There’s no drive to improve game development culture, no feedback loop other than simple postmortems to help improve the quality of products and workplaces. Culture is a sick hybrid of Faceless Cubicleville and Macho Cowboy Coders. Even ignoring a century of research into workplaces, current surveys confirm the widespread perception that working environments are poor and failure rates are high:

For young career-oriented people fresh out of school, our industry’s shortcomings, with its endemic long hours and 95% marketplace failure rate, may not always seem obvious or crippling. But after a few years, all-nighters fuelled by coffee and pizza lose much of their appeal. Most people come to want significant relationships, a more balanced life, and sometimes, children as well. None of this is easy to achieve in the typical game company. As a result, many experienced developers fed up with the crunch cycle decide to leave the industry, taking with them a wealth of talent and experience that we can ill afford to lose.

This quote is from the white paper on Quality of Life the International Game Developers Association (IGDA) released in 2004 (shortly before the industry practices got a lot of attention). Quality of Life is IGDA’s flagship advocacy issue.

In a video from the IGDA Leadership Forum released a few weeks ago, a member of the IGDA Board of Directors casually mentioned (video, around 21:00) his company mandates 60-hour work weeks and he propagandizes the exploitation as proof of employees’ passion. Two of the other panelists were also board members, but this failure in leadership went uncriticized until IGDA members raised the problem on IGDA forums.

Others trumpeted the issue and tried to push IGDA into action, but without success. IGDA’s memo in response said that individuals should always be able to choose to be exploited by the industry and that, as a volunteer-run organization that does advocacy it would not be publicly contradicting, apologizing for, or condemning the statements of its board that its white paper points out as detrimental to the industry.

This may seem like an odd response.

Nine of the eleven members of IGDA’s Board of Directors are or have been owners or managers at game companies. It’s not a labor union, it’s an industry association that works for the benefit of the entertainment giants that make up the industry. Game companies can point at IGDA and say “Oh, yeah, they’re taking care of QoL standards, we just have to wait another three quarters for the subcommittee’s interim preliminary report, which will have some firm guidelines for the organization of the committee for the draft report…” It doesn’t even need to deliberately act that cynically, it’s a natural production of managers working in their best interests. IGDA gets donations from companies, companies don’t have to deal with Marxists coming over the wall, fresh crops of developers get networking to opt into poor workplaces, and the band plays on.

Looking in, it’s clear that the game industry is broken and not getting fixed anytime soon. I will not be joining the game industry. I’m interested in building a profitable business making fun games in a good working environment, and that’s simply not what it does. Maybe I could hoist one more flag in the indie games parade, but I think of myself as building a Micro-ISV in the web software business. It’s a much nicer community.


Comments

  1. Not everyone is unaware of this cultural dysfunctionality. Just last week I read an interview with Peter Molyneaux (Populous — Fable 2), wherein he admitted that the development of Fable “destroyed families,” and that his proudest achievement was fixing this aspect of his company.

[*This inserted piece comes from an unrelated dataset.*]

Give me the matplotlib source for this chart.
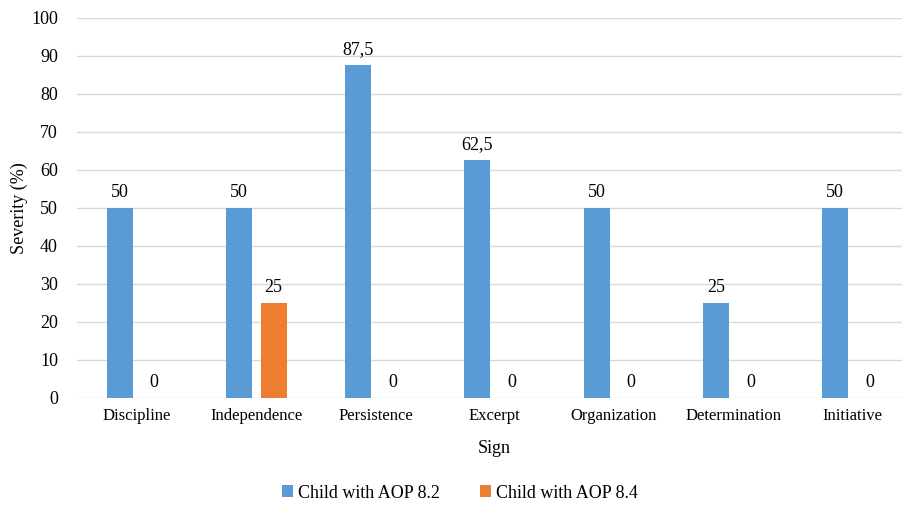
import matplotlib.pyplot as plt
import numpy as np

plt.rcParams['font.family'] = ['Liberation Serif', 'DejaVu Serif']

FONT_SIZE = 13
FONT_SIZE_XTICKS = 12

# Data
signs = ['Discipline', 'Independence', 'Persistence', 'Excerpt',
         'Organization', 'Determination', 'Initiative']
aop_82 = [50, 50, 87.5, 62.5, 50, 25, 50]
aop_84 = [0, 25, 0, 0, 0, 0, 0]
series_names = ['Child with AOP 8.2', 'Child with AOP 8.4']
colors = ['#5B9BD5', '#ED7D31']

fig = plt.figure(figsize=(9.02, 5.09), dpi=100)
ax = fig.add_axes([0.0858, 0.2181, 0.9253, 0.7466])

x = np.arange(len(signs))
width = 0.218
offset = 0.145

for vals, name, color, sign in zip([aop_82, aop_84], series_names, colors, [-1, 1]):
    bars = ax.bar(x + sign * offset, vals, width, color=color, label=name, zorder=3)
    for bar, v in zip(bars, vals):
        label = f'{v:g}'.replace('.', ',')
        ax.annotate(label, (bar.get_x() + bar.get_width() / 2, bar.get_height()),
                    xytext=(0, 5), textcoords='offset points',
                    ha='center', va='bottom', fontsize=FONT_SIZE)

ax.set_xlim(-0.5, len(signs) - 0.5)
ax.set_ylim(0, 100)
ax.set_yticks(np.arange(0, 101, 10))
ax.set_xticks(x)
ax.set_xticklabels(signs, fontsize=FONT_SIZE_XTICKS)
ax.tick_params(axis='both', length=0)
ax.tick_params(axis='y', labelsize=FONT_SIZE, pad=14)
ax.tick_params(axis='x', pad=7)
ax.grid(axis='y', color='#d9d9d9', linewidth=1, zorder=0)
for spine in ax.spines.values():
    spine.set_visible(False)

ax.set_xlabel('Sign', fontsize=FONT_SIZE, labelpad=12)
ax.set_ylabel('Severity (%)', fontsize=FONT_SIZE, labelpad=2)

fig.legend(loc='center', bbox_to_anchor=(460 / 902, 1 - 493 / 509), ncol=2,
           frameon=False, fontsize=FONT_SIZE, handlelength=0.6, handleheight=0.6,
           handletextpad=0.3, columnspacing=2.2)

fig.savefig('out.png', dpi=100)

  2. I didn’t mean to imply that the game industry was unaware, quite the opposite. I guess it got lost in an edit.

    I’ve changed the “current surveys confirm that working environments are poor and failure rates are high” to “current surveys confirm the widespread perception that…” to put it back. I think it’s important, because I’m perhaps most frustrated by everyone knowing it’s broken and not acting to fix it.

    Thanks for the link. It’s telling that “a lot of Sundays this studio was empty, which I thought was great.”

  3. Having worked in the industry for about 10 years now, I can add that, in my experience, the quality of life and culture varies *tremendously* between companies and individual studios. Games are high-risk, difficult to create, and failure is more common than success. Like any industry with those characteristics, the game industry features many bad places, a few good places, and a small number of truly great places to work. Everyone should do their research about any given studio before diving in.

  4. This post, plus reading up on what you want of your project made me think of this.

    And personally, I’d love to play your game. Hell, I LOVED Nation States.